TASK BRIEF
In the listing below, find the line with "import seaborn as sns", then repeat exactly every line from the top through that one.

INFORMATION SHOWN
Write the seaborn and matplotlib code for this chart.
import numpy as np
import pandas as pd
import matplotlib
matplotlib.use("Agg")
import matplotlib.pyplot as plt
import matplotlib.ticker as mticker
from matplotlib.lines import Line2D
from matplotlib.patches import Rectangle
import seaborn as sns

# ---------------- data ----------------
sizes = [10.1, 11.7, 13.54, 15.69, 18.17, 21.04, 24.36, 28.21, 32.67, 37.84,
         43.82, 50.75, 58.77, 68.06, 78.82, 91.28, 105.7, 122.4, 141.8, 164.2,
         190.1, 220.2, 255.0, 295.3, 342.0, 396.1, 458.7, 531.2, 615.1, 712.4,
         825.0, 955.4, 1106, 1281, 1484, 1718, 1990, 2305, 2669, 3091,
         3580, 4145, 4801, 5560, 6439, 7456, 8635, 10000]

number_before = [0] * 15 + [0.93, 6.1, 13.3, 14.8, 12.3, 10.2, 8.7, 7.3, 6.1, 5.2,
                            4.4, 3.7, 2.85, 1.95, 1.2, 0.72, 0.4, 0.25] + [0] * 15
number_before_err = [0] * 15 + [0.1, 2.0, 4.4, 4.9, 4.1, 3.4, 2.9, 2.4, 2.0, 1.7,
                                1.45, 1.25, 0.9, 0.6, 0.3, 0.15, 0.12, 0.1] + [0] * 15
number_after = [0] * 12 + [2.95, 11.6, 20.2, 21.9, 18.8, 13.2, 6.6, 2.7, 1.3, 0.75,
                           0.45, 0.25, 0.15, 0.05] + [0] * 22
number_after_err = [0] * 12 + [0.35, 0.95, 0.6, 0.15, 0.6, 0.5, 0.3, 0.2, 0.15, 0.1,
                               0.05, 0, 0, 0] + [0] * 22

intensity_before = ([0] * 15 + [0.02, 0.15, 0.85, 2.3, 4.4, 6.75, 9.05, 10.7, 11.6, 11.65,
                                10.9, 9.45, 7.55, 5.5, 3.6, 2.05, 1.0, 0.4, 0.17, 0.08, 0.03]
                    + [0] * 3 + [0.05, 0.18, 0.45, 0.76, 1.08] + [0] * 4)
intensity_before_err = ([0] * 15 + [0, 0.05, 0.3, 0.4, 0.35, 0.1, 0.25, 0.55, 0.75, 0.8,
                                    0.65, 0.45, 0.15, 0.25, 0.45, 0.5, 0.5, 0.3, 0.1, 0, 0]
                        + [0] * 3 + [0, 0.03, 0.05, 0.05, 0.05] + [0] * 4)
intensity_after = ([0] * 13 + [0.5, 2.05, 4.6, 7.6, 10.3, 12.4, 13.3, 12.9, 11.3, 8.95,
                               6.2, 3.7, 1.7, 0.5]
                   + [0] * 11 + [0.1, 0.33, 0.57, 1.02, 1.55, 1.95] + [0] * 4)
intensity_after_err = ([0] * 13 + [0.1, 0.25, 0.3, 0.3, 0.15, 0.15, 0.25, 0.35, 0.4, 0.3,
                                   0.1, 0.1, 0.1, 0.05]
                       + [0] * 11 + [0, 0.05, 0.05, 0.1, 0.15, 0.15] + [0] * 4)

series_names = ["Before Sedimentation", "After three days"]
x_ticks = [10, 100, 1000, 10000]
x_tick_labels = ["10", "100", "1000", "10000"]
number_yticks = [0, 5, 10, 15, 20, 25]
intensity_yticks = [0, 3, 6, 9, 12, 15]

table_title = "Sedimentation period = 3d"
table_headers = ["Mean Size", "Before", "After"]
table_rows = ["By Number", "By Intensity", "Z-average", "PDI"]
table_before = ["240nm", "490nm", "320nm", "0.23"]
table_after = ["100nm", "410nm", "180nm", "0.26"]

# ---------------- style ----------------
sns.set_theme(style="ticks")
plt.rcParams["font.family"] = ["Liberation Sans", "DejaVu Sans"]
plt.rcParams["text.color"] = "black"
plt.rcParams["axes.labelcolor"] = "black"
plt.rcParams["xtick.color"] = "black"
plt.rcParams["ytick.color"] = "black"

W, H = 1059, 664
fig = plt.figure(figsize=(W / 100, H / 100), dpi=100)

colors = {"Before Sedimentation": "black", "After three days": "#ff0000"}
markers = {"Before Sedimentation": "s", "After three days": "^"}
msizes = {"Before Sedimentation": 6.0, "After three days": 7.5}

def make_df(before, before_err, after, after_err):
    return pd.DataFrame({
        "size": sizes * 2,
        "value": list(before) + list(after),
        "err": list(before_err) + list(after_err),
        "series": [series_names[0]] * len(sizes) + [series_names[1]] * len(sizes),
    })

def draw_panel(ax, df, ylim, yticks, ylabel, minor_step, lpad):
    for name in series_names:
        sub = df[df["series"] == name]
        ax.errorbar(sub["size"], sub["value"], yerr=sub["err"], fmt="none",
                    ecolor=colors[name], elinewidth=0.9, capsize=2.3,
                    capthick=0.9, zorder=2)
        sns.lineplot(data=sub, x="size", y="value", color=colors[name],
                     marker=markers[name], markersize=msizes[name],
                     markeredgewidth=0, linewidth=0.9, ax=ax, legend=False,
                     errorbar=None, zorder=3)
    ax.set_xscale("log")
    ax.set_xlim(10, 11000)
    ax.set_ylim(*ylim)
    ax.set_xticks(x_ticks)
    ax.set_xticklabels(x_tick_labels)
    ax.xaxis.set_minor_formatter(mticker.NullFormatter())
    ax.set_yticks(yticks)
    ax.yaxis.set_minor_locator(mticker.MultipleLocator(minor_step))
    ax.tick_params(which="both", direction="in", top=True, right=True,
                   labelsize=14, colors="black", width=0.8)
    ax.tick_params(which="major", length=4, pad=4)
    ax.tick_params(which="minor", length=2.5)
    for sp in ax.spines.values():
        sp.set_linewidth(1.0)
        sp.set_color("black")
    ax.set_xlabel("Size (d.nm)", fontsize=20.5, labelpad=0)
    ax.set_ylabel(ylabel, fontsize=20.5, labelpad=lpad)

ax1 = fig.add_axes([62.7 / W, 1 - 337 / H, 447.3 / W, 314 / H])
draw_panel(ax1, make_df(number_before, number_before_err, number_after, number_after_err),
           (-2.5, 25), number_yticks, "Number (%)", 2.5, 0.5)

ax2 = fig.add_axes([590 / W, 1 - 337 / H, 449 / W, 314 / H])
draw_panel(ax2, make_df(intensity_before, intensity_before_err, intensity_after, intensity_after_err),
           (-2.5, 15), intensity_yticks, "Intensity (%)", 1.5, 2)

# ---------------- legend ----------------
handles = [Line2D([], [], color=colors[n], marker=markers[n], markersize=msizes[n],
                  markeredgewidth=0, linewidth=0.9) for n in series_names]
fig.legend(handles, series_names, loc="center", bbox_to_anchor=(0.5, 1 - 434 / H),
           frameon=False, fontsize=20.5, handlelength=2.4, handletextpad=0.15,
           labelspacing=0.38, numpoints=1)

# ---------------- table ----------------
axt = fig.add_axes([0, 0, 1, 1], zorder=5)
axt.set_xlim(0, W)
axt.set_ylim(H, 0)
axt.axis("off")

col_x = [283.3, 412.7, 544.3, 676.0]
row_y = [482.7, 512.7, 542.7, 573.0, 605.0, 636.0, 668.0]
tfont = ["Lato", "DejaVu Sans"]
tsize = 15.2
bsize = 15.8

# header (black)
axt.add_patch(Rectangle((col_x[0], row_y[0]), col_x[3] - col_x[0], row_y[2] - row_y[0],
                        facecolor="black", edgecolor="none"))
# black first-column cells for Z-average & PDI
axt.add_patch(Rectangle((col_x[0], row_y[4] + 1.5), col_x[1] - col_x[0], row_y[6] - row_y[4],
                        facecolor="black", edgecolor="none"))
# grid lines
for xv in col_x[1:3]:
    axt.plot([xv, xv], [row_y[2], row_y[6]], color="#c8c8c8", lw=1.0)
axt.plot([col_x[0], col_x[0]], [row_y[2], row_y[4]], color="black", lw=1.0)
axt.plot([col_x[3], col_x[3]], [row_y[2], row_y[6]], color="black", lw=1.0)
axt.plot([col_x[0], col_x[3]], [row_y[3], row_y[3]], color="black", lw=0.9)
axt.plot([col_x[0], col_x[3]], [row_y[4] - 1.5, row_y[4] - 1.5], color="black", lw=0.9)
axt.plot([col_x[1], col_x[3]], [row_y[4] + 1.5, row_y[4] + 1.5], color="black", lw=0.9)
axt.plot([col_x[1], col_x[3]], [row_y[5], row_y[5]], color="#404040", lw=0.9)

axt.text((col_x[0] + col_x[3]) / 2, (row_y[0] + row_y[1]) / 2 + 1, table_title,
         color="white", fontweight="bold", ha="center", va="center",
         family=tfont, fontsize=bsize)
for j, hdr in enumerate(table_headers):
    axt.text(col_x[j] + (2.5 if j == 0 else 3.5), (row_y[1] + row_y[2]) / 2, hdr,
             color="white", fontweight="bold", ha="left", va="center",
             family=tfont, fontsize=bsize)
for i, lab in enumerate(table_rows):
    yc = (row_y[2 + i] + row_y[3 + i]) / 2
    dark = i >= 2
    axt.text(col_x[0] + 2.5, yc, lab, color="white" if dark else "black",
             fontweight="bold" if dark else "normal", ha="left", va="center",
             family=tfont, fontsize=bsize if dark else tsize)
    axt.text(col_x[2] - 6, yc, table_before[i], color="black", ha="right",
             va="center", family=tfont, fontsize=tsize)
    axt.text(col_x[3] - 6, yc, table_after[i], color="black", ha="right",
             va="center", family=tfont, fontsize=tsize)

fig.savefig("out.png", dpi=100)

EXERCISE RESULT
Write the seaborn and matplotlib code for this chart.
import numpy as np
import pandas as pd
import matplotlib
matplotlib.use("Agg")
import matplotlib.pyplot as plt
import matplotlib.ticker as mticker
from matplotlib.lines import Line2D
from matplotlib.patches import Rectangle
import seaborn as sns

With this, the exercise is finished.